7. Practical Considerations and Future Directions
Adaptive learning rate strategies now encompass a diverse toolkit, from local gradient-statistical forms to global controllers and meta-learning approaches. Remaining areas for further investigation include:
- Theoretical Understanding of Generalization and Overfitting in Adaptive Methods, particularly the mechanism by which SGD-like decay improves test performance.
- Adaptive Schedule Transferability: Mechanisms such as AdaLRS and RL-based controllers have demonstrated potential for transfer across architectures and datasets, but broader studies are needed.
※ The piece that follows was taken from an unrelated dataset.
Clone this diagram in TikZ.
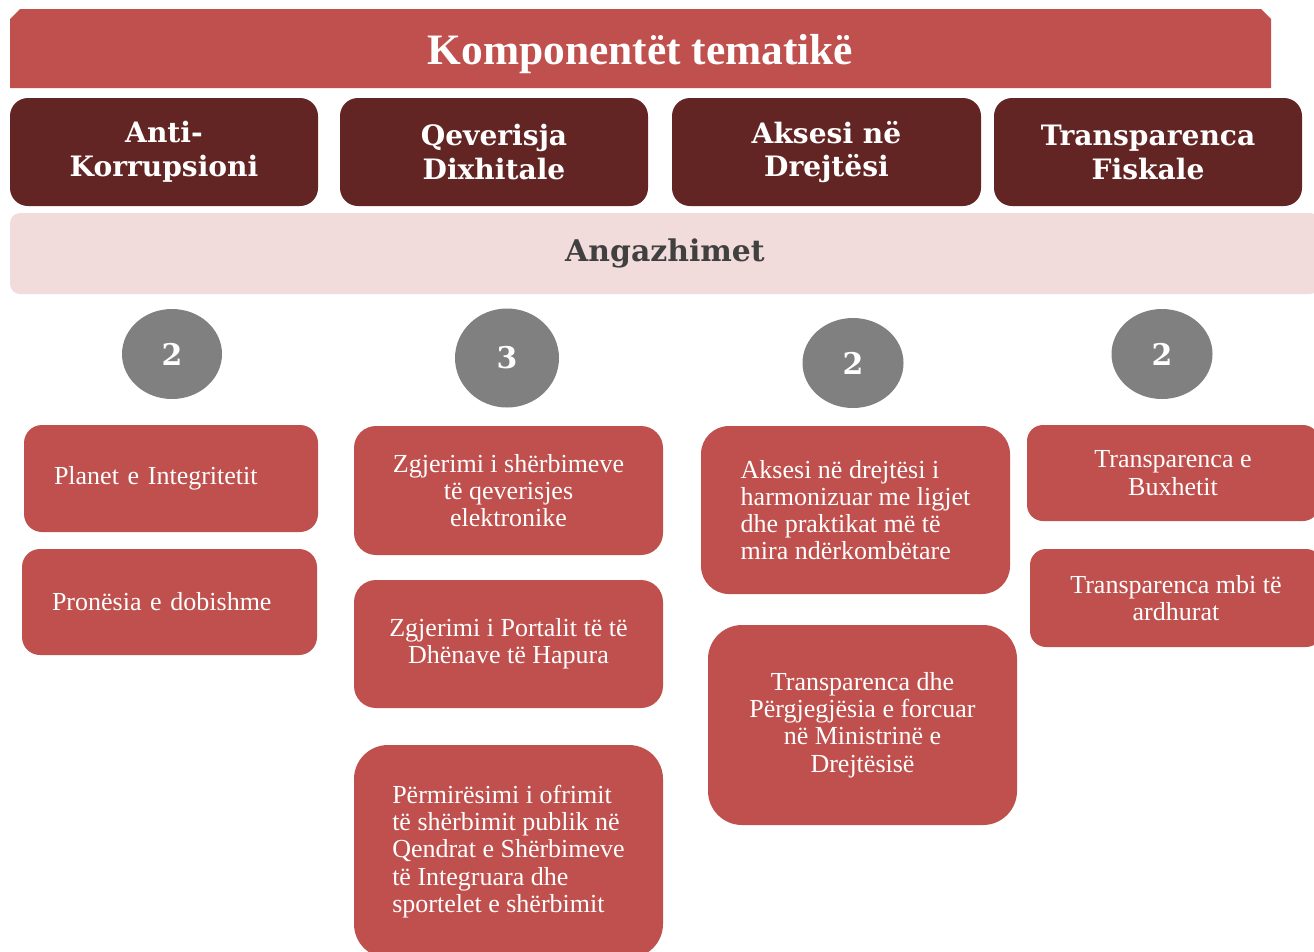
\documentclass[tikz,border=0pt]{standalone}
\usepackage{fontspec}
\setmainfont{Liberation Serif}
\newfontfamily\headfont{DejaVu Serif}
\usetikzlibrary{shapes.geometric, positioning}

\definecolor{titlered}{HTML}{C0504D}
\definecolor{topicred}{HTML}{632523}
\definecolor{bandpink}{HTML}{F2DCDB}
\definecolor{countgray}{HTML}{808080}
\definecolor{bandtext}{HTML}{404040}

\tikzset{
  sz/.style 2 args={minimum width=#1*0.02cm, minimum height=#2*0.02cm},
  topic/.style={fill=topicred, rounded corners=18*0.02cm, text=white, inner sep=0pt,
    align=center, font=\headfont\bfseries\fontsize{16}{19.3}\selectfont},
  item/.style={fill=titlered, rounded corners=#1*0.02cm, text=white, inner sep=0pt,
    align=center, font=\fontsize{14.8}{15.5}\selectfont},
  item/.default=20,
  count/.style={ellipse, fill=countgray, text=white, inner sep=0pt,
    font=\headfont\bfseries\fontsize{17}{20}\selectfont},
}

\begin{document}
\begin{tikzpicture}[x=0.02cm, y=-0.02cm]
\useasboundingbox (0,0) rectangle (1314,951);
\clip (0,0) rectangle (1314,951);

% Title bar
\fill[titlered] (10,88) -- (10,19) -- (20,9) -- (1261,9) -- (1271,19) -- (1271,88) -- cycle;
\node[text=white, font=\bfseries\fontsize{24.7}{28}\selectfont]
  (title) at (640.5,54) {Komponentët tematikë};

% Thematic components
\node[topic, sz={308}{108}] (anti) at (164,152) {Anti-\\Korrupsioni};
\node[topic, sz={308}{108}] (qev) at (494,152) {Qeverisja\\Dixhitale};
\node[topic, sz={309}{108}] (aks) at (826.5,152) {Aksesi në\\Drejtësi};
\node[topic, sz={308}{108}] (fisk) at (1148,152) {Transparenca\\Fiskale};

% Commitments band
\node[fill=bandpink, rounded corners=10*0.02cm, sz={1310}{81}, inner sep=0pt, text=bandtext,
  font=\headfont\bfseries\fontsize{17}{20}\selectfont] (band) at (665,253.5) {Angazhimet};

% Counts
\node[count, sz={100}{90}] (n1) at (172,354) {\raisebox{-3pt}{2}};
\node[count, sz={104}{99}] (n2) at (507,358) {\raisebox{-3pt}{3}};
\node[count, sz={101}{90}] (n3) at (853,363) {\raisebox{-3pt}{2}};
\node[count, sz={101}{90}] (n4) at (1162,354) {\raisebox{-3pt}{2}};

% Column 1
\node[item=18, sz={294}{107}, align=left, text width=234*0.02cm, inner xsep=30*0.02cm]
  (integ) at (171,478.5) {Planet e Integritetit};
\node[item=18, sz={295}{106}, align=left, text width=235*0.02cm, inner xsep=30*0.02cm]
  (pron) at (169.5,602) {Pronësia e dobishme};

% Column 2
\node[item=22, sz={309}{129}] (egov) at (508.5,490.5) {Zgjerimi i shërbimeve\\të qeverisjes\\elektronike};
\node[item=22, sz={309}{128}] (portal) at (508.5,644) {Zgjerimi i Portalit të të\\Dhënave të Hapura};
\node[item=34, sz={309}{213}, align=left] (qendrat) at (508.5,851.5)
  {Përmirësimi i ofrimit\\të shërbimit publik në\\Qendrat e Shërbimeve\\të Integruara dhe\\sportelet e shërbimit};

% Column 3
\node[item=28, sz={309}{168}, align=left] (ligjet) at (855.5,510)
  {Aksesi në drejtësi i\\harmonizuar me ligjet\\dhe praktikat më të\\mira ndërkombëtare};
\node[item=34, sz={309}{200}] (minis) at (862.5,725)
  {Transparenca dhe\\Përgjegjësia e forcuar\\në Ministrinë e\\Drejtësisë};

% Column 4
\node[item=16, sz={292}{96}] (buxh) at (1173,473) {Transparenca e\\Buxhetit};
\node[item=16, sz={292}{98}] (ardh) at (1176,598) {Transparenca mbi të\\ardhurat};
\end{tikzpicture}
\end{document}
- Adaptive Learning Rate Clipping (Ede et al., 2019): Approaches that stabilize training by operatively capping loss contributions indicate a direction for improved robustness in small-batch and high-order loss regimes.
- Complex Loss Landscapes and Nonconvex Settings: Recent methods (GALA, DSA) explicitly tackle high noise or curvature with hybrid alignment and objective feedback models to enhance stability.
- Integration with Distributed and Federated Learning: Adaptive global and local tuning mechanisms, particularly those that can operate with minimal or no extra communication, are areas of active exploration.
Adaptive learning rate strategies remain a central component shaping both the practical performance and theoretical understanding of modern stochastic optimization, spanning deep learning, online learning, and foundations of algorithmic control for large-scale models.